ISBN-13: 9781568027555 / Angielski / Twarda / 2002 / 416 str.
Presidential scholar John Vile brings together a rich collection of speeches, statements, and related information that focus on a subject largely neglected by presidential studies: How successful and unsuccessful candidates for the highest office in the land deal with the outcome of the election.
Vile has collected more than 500 speeches and other documents, from George Washington to George W. Bush, that relate to the outcome of elections. Many are actual candidate statements or speeches, while others are private letters, diary entries, interviews, and newspaper and journal articles. Vile shows how, collectively, they create a window to the thoughts of presidential candidates once the voters have made their choice. Never before has a scholar brought together in one place material about victory and concessions following races for the White House.
Vile treats all presidential elections separately, each with commentary setting the context for the speeches and other material he presents for the victor and the vanquished. He begins the volume with a brilliant analytical essay that shows the evolution and development of victory and concession speeches.

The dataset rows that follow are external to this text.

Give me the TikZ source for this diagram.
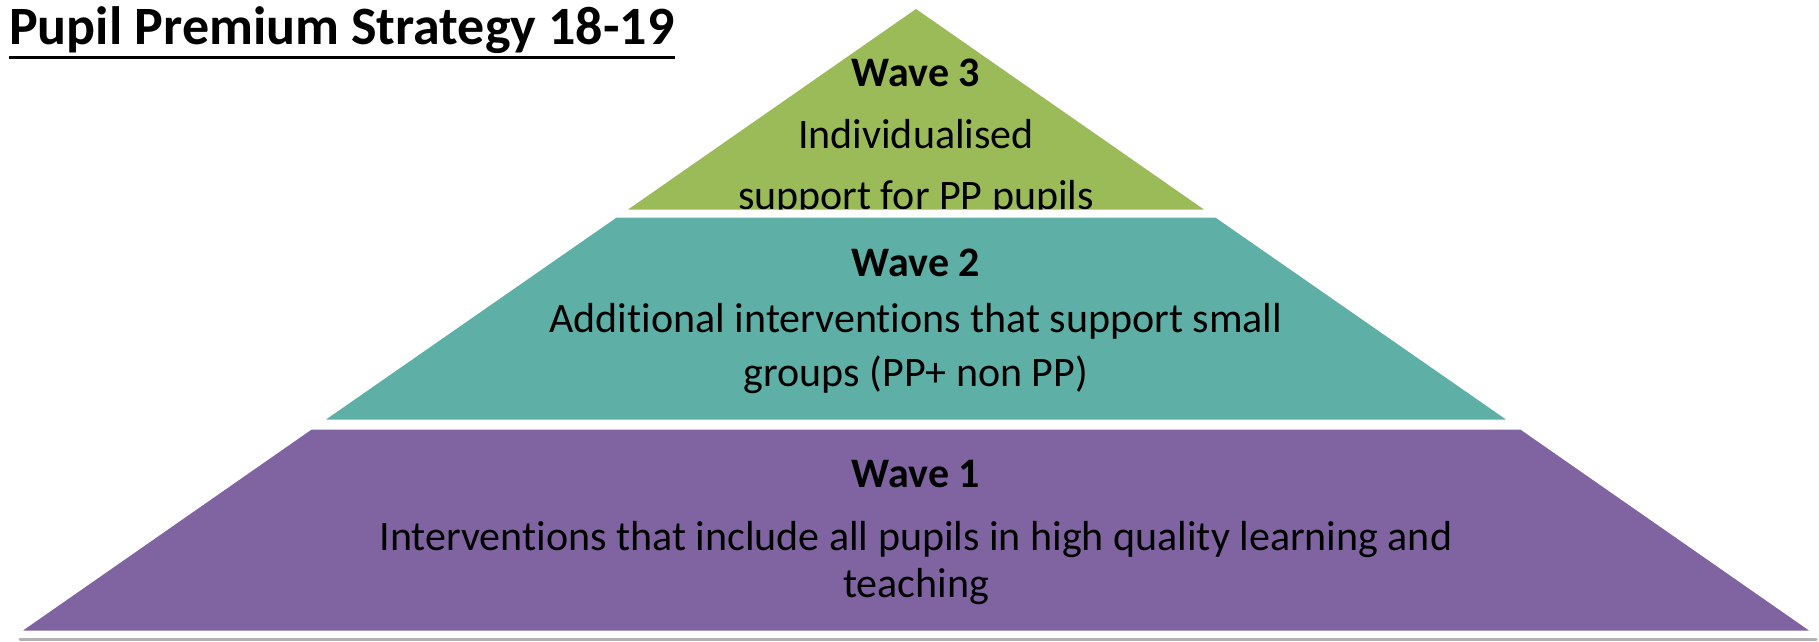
\documentclass[tikz,border=0pt]{standalone}
\usepackage{fontspec}
\setmainfont{Carlito}[Ligatures=NoCommon]
\definecolor{wavegreen}{RGB}{155,187,89}
\definecolor{waveteal}{RGB}{94,175,165}
\definecolor{wavepurple}{RGB}{128,100,162}
\tikzset{
  tier/.style={draw=white,line width=3pt,line join=miter},
  head/.style={font=\fontsize{42}{48}\selectfont\bfseries,anchor=base,inner sep=0pt},
  body/.style={font=\fontsize{42}{51}\selectfont,anchor=base,inner sep=0pt,align=center},
}
\begin{document}
\begin{tikzpicture}[x=1pt,y=-1pt]
	\useasboundingbox (0,0) rectangle (1819,641);
	% shadow under the base
	\draw[line width=3pt,black!30,line cap=round](20,639)--(1816,639);
	% three tiers, cut from one triangle
	\fill[wavepurple,tier](311,428)--(1521,428)--(1814,632)--(18,632)--cycle;
	\fill[waveteal,tier](616,216)--(1216,216)--(1511,421)--(321,421)--cycle;
	\begin{scope}
		\clip(916,7)--(1209,211)--(623,211)--cycle;
		\fill[wavegreen](916,7)--(1209,211)--(623,211)--cycle;
		\node[head](w3head) at (916,86){Wave 3};
		\node[body,font=\fontsize{42}{61}\selectfont](w3text) at (916,209){Individualised\\support for PP pupils};
	\end{scope}
	\draw[white,line width=3pt](916,7)--(1209,211)--(623,211)--cycle;
	\node[head](w2head) at (916,276){Wave 2};
	\node[body,font=\fontsize{42}{54}\selectfont](w2text) at (916,386){Additional interventions that support small\\groups (PP+ non PP)};
	\node[head](w1head) at (916,487){Wave 1};
	\node[body,font=\fontsize{42}{47}\selectfont](w1text) at (916,597){Interventions that include all pupils in high quality learning and\\teaching};
	% title
	\node[font=\fontsize{54}{60}\selectfont\bfseries,anchor=base west,inner sep=0pt](title) at (9,44){Pupil Premium Strategy 18-19};
	\draw[line width=3pt]([yshift=-13pt]title.base west)--([yshift=-13pt]title.base east);
\end{tikzpicture}
\end{document}
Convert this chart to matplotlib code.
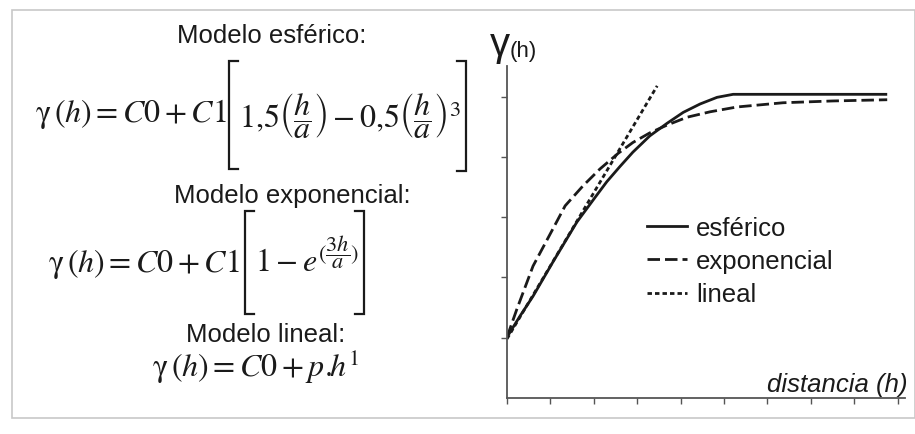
import matplotlib
matplotlib.use("Agg")
import matplotlib.pyplot as plt
from matplotlib.lines import Line2D
from matplotlib.patches import Rectangle

# ── Data ─────────────────────────────────────────────────────────────────────
x_ticks = [0, 1, 2, 3, 4, 5, 6, 7, 8, 9]
y_ticks = [1, 2, 3, 4, 5]

esf_x = [0.00, 0.30, 0.60, 1.06, 1.61, 2.03, 2.30, 2.60, 2.90, 3.29, 3.69, 4.06, 4.45, 4.84, 5.21, 8.76]
esf_y = [1.01, 1.36, 1.69, 2.26, 2.92, 3.33, 3.59, 3.84, 4.08, 4.35, 4.56, 4.74, 4.88, 4.99, 5.04, 5.04]

exp_x = [0.00, 0.23, 0.60, 1.06, 1.34, 1.75, 2.14, 2.56, 2.90, 3.29, 3.69, 4.15, 4.68, 5.30, 6.36, 7.51, 8.76]
exp_y = [1.01, 1.48, 2.19, 2.81, 3.19, 3.52, 3.80, 4.06, 4.24, 4.40, 4.53, 4.66, 4.75, 4.83, 4.90, 4.93, 4.95]

lin_x = [0.00, 3.46]
lin_y = [0.98, 5.18]

labels = ["esférico", "exponencial", "lineal"]

W, H = 915, 435
ink = "#1a1a1a"


def fx(x):
    return x / W


def fy(y):
    return 1 - y / H


def bracket(fig, x, top, bottom, side, serif=9):
    """Draw a tall square bracket in pixel coordinates; side is +1 (left) or -1 (right)."""
    xs = [x + side * serif, x, x, x + side * serif]
    ys = [top, top, bottom, bottom]
    fig.add_artist(Line2D([fx(v) for v in xs], [fy(v) for v in ys],
                          transform=fig.transFigure, color=ink, lw=1.6,
                          solid_joinstyle="miter"))


plt.rcParams["font.family"] = ["Liberation Sans", "DejaVu Sans"]
plt.rcParams["mathtext.fontset"] = "stix"

fig = plt.figure(figsize=(W / 100, H / 100), dpi=100)

# light frame around the whole picture
fig.patches.append(Rectangle((fx(12), fy(419)), fx(915) - fx(12), fy(11) - fy(419),
                             transform=fig.transFigure, fill=False,
                             edgecolor="#c8c8c8", linewidth=1.2))

# ── Formulas ─────────────────────────────────────────────────────────────────
lhs = r"$\mathrm{\gamma}\,(h) = C0 + C1$"
msize = 23

fig.text(fx(272), fy(36), "Modelo esférico:", ha="center", va="center", fontsize=18.5, color=ink)
fig.text(fx(35), fy(122), lhs, ha="left", va="baseline", fontsize=msize, color=ink)
bracket(fig, 229, 62, 170, +1)
fig.text(fx(239), fy(116),
         r"$1{,}5\left(\dfrac{h}{a}\right) - 0{,}5\left(\dfrac{h}{a}\right)^3$",
         ha="left", va="center", fontsize=msize, color=ink)
bracket(fig, 466, 62, 172, -1)

fig.text(fx(292), fy(196), "Modelo exponencial:", ha="center", va="center", fontsize=18.5, color=ink)
fig.text(fx(48), fy(272), lhs, ha="left", va="baseline", fontsize=msize, color=ink)
bracket(fig, 245, 212, 315, +1)
fig.text(fx(255), fy(272), r"$1 - e^{(\dfrac{3h}{a})}$",
         ha="left", va="baseline", fontsize=msize, color=ink)
bracket(fig, 364, 212, 315, -1)

fig.text(fx(266), fy(335), "Modelo lineal:", ha="center", va="center", fontsize=18.5, color=ink)
fig.text(fx(152), fy(377), r"$\mathrm{\gamma}\,(h) = C0 + p.\!\!h^1$",
         ha="left", va="baseline", fontsize=msize, color=ink)

# ── Variogram plot ───────────────────────────────────────────────────────────
ax = fig.add_axes([fx(507), fy(399), fx(905) - fx(507), fy(67) - fy(399)])
ax.set_xlim(0, 9.17)
ax.set_ylim(0, 5.51)

ax.plot(esf_x, esf_y, color=ink, lw=2.0, solid_capstyle="butt")
ax.plot(exp_x, exp_y, color=ink, lw=2.0, dashes=(4.5, 1.8))
ax.plot(lin_x, lin_y, color=ink, lw=2.0, dashes=(1.6, 1.1))

for side in ("top", "right"):
    ax.spines[side].set_visible(False)
for side in ("left", "bottom"):
    ax.spines[side].set_color("#555555")
    ax.spines[side].set_linewidth(1.3)

ax.set_xticks(x_ticks)
ax.set_yticks(y_ticks)
ax.tick_params(direction="out", length=4, width=1.0, color="#555555",
               labelbottom=False, labelleft=False)

fig.text(fx(908), fy(392), "distancia (h)", ha="right", va="baseline",
         fontsize=18.5, style="italic", color=ink)
fig.text(fx(490), fy(45), "γ", ha="left", va="center", fontsize=29, color=ink)
fig.text(fx(510), fy(51), "(h)", ha="left", va="center", fontsize=16, color=ink)

handles = [
    Line2D([], [], color=ink, lw=2.0),
    Line2D([], [], color=ink, lw=2.0, dashes=(4.5, 1.8)),
    Line2D([], [], color=ink, lw=2.0, dashes=(1.6, 1.1)),
]
ax.legend(handles, labels, loc="upper left", bbox_to_anchor=(fx(647), fy(217)),
          bbox_transform=fig.transFigure, frameon=False, fontsize=18.5,
          handlelength=1.55, handletextpad=0.35, labelspacing=0.36,
          borderpad=0, borderaxespad=0, labelcolor=ink)

fig.savefig("out.png", dpi=100)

In it he draws parallels between concession and victory speeches and other types of presidential rhetoric, and illustrates how the words and tone of statements serve to heal the wounds of elections campaigns, to set the agenda for an administration, and to rally the partisans of both the winner and loser.
In addition, the volume includes a lengthy bibliography, an appendix elections chart to help track election years, candidates, states, and parties and a complete index.